Tuesday, August 16, 2005

Dog to sponge, part deux . . .

One of Spotty's most faithful readers - and persistent critics, God love him - is Dave. He posted a comment to And then the dog said to the sponge that is thoughtful and it also provides a good introduction to what Spotty wants to write about in this second installment in reply to Mr. Sponge's balance of terror.
Let's say for a moment that Spot is right-that we need to stop creating terrorists to win the war on terrorism. Let's imagine for a moment that Kerry had won the election, and that the dems had one back control of the Congress. Imagine further that we pulled our troops out of Iraq and Afghanistan, whatever the consequences. What then? Would the terrorists stop hating us? Would they say "gee, those Americans aren't really so bad, maybe we should leave them alone"? Or would they maybe smell blood on the water and come after us even harder? It's not our foreign policy they hate, it's our whole way of life. Anything that we do that violates a strict view of Shi'a Islam is offensive to them, and they hate Americans for spreading our culture. And that's the rub. They are, by American standards, not thinking rationally. You can't reason with them, or try to placate them. Better to die on your feet than live on your knees.

Dave Thul
First, Spotty wants to express his gratitude to Dave for granting Spot even a moment of rightness! You don't know how much it means to him.

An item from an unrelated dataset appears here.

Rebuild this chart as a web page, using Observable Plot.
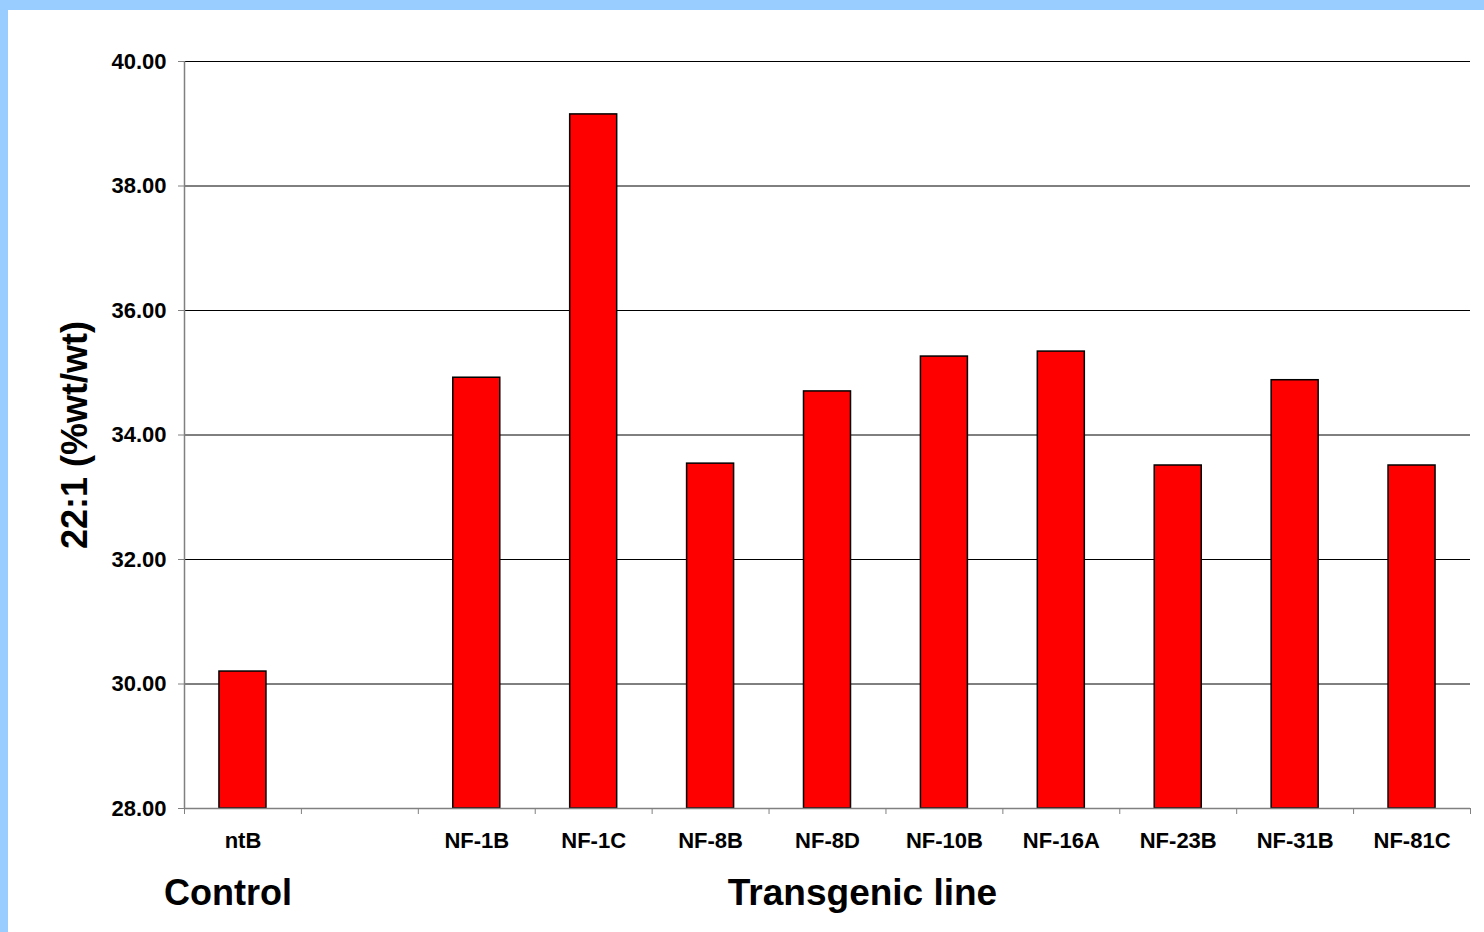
<!DOCTYPE html>
<html>
<head>
<meta charset="utf-8">
<script src="https://cdn.jsdelivr.net/npm/d3@7"></script>
<script src="https://cdn.jsdelivr.net/npm/@observablehq/plot@0.6"></script>
<style>
  html, body { margin: 0; padding: 0; }
  body { width: 1484px; height: 932px; overflow: hidden; background: #99CCFF; }
  #wrap { position: absolute; left: 8px; top: 10px; width: 1476px; height: 922px; background: #fff; }
</style>
</head>
<body>
<div id="wrap"></div>
<script>
const categories = ["ntB", " ", "NF-1B", "NF-1C", "NF-8B", "NF-8D", "NF-10B", "NF-16A", "NF-23B", "NF-31B", "NF-81C"];
const lines = ["ntB", "NF-1B", "NF-1C", "NF-8B", "NF-8D", "NF-10B", "NF-16A", "NF-23B", "NF-31B", "NF-81C"];
const values = [30.20, 34.92, 39.15, 33.54, 34.70, 35.26, 35.34, 33.51, 34.88, 33.51];
const yTicks = [28, 30, 32, 34, 36, 38, 40];
const yLabel = "22:1 (%wt/wt)";
const groupLabels = ["Control", "Transgenic line"];

const data = lines.map((c, i) => ({line: c, value: values[i]}));

const W = 1476, H = 922;
const mL = 176, mR = 14, mT = 51, mB = 124;
const step = (W - mL - mR) / categories.length;
const half = step / 2;
const barInset = (step - 47) / 2;
const font = "'Liberation Sans', Arial, Helvetica, sans-serif";
const axisColor = "#808080";

const chart = Plot.plot({
  width: W,
  height: H,
  marginLeft: mL,
  marginRight: mR,
  marginTop: mT,
  marginBottom: mB,
  style: {fontFamily: font, fontWeight: "bold", fontSize: "22px", background: "white", color: "#000", overflow: "visible"},
  x: {domain: categories, padding: 0, round: false, axis: null},
  y: {domain: [28, 40], axis: null},
  marks: [
    Plot.ruleY(yTicks.slice(1), {stroke: "#000", strokeOpacity: 1, strokeWidth: 1}),
    Plot.barY(data, {x: "line", y1: 28, y2: "value", fill: "#FF0000", stroke: "#000", strokeWidth: 1.5, insetLeft: barInset, insetRight: barInset}),
    // axis lines
    Plot.ruleY([28], {stroke: axisColor, strokeWidth: 1.5}),
    Plot.ruleX([categories[0]], {x: d => d, dx: -half, y1: 28, y2: 40, stroke: axisColor, strokeWidth: 1.5}),
    // y axis
    Plot.axisY(yTicks, {tickSize: 6, tickPadding: 12, tickFormat: d => d.toFixed(2), fontSize: 22, fontWeight: "bold", stroke: axisColor, label: null}),
    // x tick marks at band boundaries
    Plot.axisX(categories, {tickSize: 6, text: null, dx: -half, stroke: axisColor, label: null}),
    Plot.axisX([categories[categories.length - 1]], {tickSize: 6, text: null, dx: half, stroke: axisColor, label: null}),
    // x tick labels
    Plot.axisX(categories, {tickSize: 0, tickPadding: 24, tickFormat: d => d.trim(), fontSize: 22, fontWeight: "bold", label: null}),
    // y title
    Plot.text([yLabel], {frameAnchor: "left", textAnchor: "middle", rotate: -90, dx: -109, fontSize: 36, fontWeight: "bold", fill: "#000"}),
    // group labels
    Plot.text([groupLabels[0]], {x: () => "ntB", frameAnchor: "bottom", textAnchor: "middle", dx: -15, dy: 96, fontSize: 36, fontWeight: "bold", fill: "#000"}),
    Plot.text([groupLabels[1]], {frameAnchor: "bottom", textAnchor: "middle", dx: 35, dy: 96, fontSize: 37, fontWeight: "bold", fill: "#000"})
  ]
});
document.getElementById("wrap").appendChild(chart);
</script>
</body>
</html>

Dave has identified what political scientists call the tiger by the tail conundrum. Well, actually they don't, but they should. How do you unwind or resolve a conflict that may well be made worse in the short run by attempting to solve it? You start by applying an old principal govening human behavior. It is called The First Law of Holes (FLH).

The First Law of Holes states:
When you are in a hole, the first order of business is to stop digging.
Now some readers may think this principle was conceived by Tom Friedman, the formerly brilliant writer for the New York Times. It was not. Spot is quite certain that it was first espoused by a group of influential eighteenth-century Enlightenment thinkers.

It is pretty apparent that our presence in Iraq is making the terrorism threat to the US and our allies worse. Spotty doesn't have any paticular citation for that; he just suggests that you read the papers. The FLH tells us to stop doing what is making things worse. The FLH is pretty intuitive, really, which is why George Bush's telling us to stay the course in Iraq is reassuring to fewer and fewer people.

There is a political science guru, Professor Huntington as Spotty recalls (Spotty doesn't read many political science journals), who says in essence what Dave is saying; we're in a Religious War of the Worlds; there is nothing we can do to avoid it, and we had better buckle down and win it. And Huntington has his adherents. But Spotty and lots of people smarter than Spotty say that Huntington is wrong.

Spotty says think of a lasting argument you had with your significant other, co-worker, neighbor, whatever. What did you do? Spotty will tell you. You started to think of all of the other things the other person ever did to piss you off, his or her annoying personal habits, and every other grievance you ever had against that individual, whether or not it had anything to do with the argument at hand.

Why, oh why, do people behave this way? Again Spotty will tell you why. It provides psychological reinforcment, helping you stick to your guns. Imagine the cognitive dissonance that would occur if our minds, whenever we got into an argument, began to think of all the good traits of our opponent. It would be like trying to hate puppies.

It is why, as Spotty has written about before, president Bush wants us to think of terrorism as a free-floating and inexplicable evil, entirely inhuman. But in Spotty's observation, people around the world have more in common than not, regardless of religion - that's blasphemy to fundamentalists of every stripe, Spotty acknowledges, but it's true.

As Spotty has also written before, the roots of Islamist terror lay in the same things people always go to war about, resources, pride, etc. Why does this seem like a religious war? See hating puppies, supra.

Will dismantling our Iraq policy solve the terrorism problem? Certainly not in the near or even medium term. It took most of the 20th century for the West to screw up the Middle East as bad as it did; it will probably take most of the 21st for Humpty Dumpty to reassemble itself. So what in blazes does the US do?

It is apparent that we cannot bloody afford what we are doing now. In Spotty estimation, we should have started a crash program of energy conservation and development of alternative sources of energy years ago. It will be one of the greatest ironies of American history if we fight to exhaustion to stabilize our Middle Eastern oil supply and then find that the region is running out of oil anyway, as some people think it is. A Manhatten Project on energy would actually be good for the economy.

We should also take some of the money we would otherwise piss away in the sand and use it to property secure our ports, chemical and nuclear facilities, etc. here in the "homeland."

And finally, and this may be the hardest of all, we need to genuinely reach out to our traditional allies (Germany, France, Canada, Japan for example) and, if necessary, beg for help in extricating us from Iraq, to get their contractors and NGOs involved, and to help press the law enforcement side in the fight against terrorism, which it should have been in the first place.

As far as living on one's knees or dying on one's feet are concerned, Spotty would prefer to do neither, and he doesn't think that's the choice.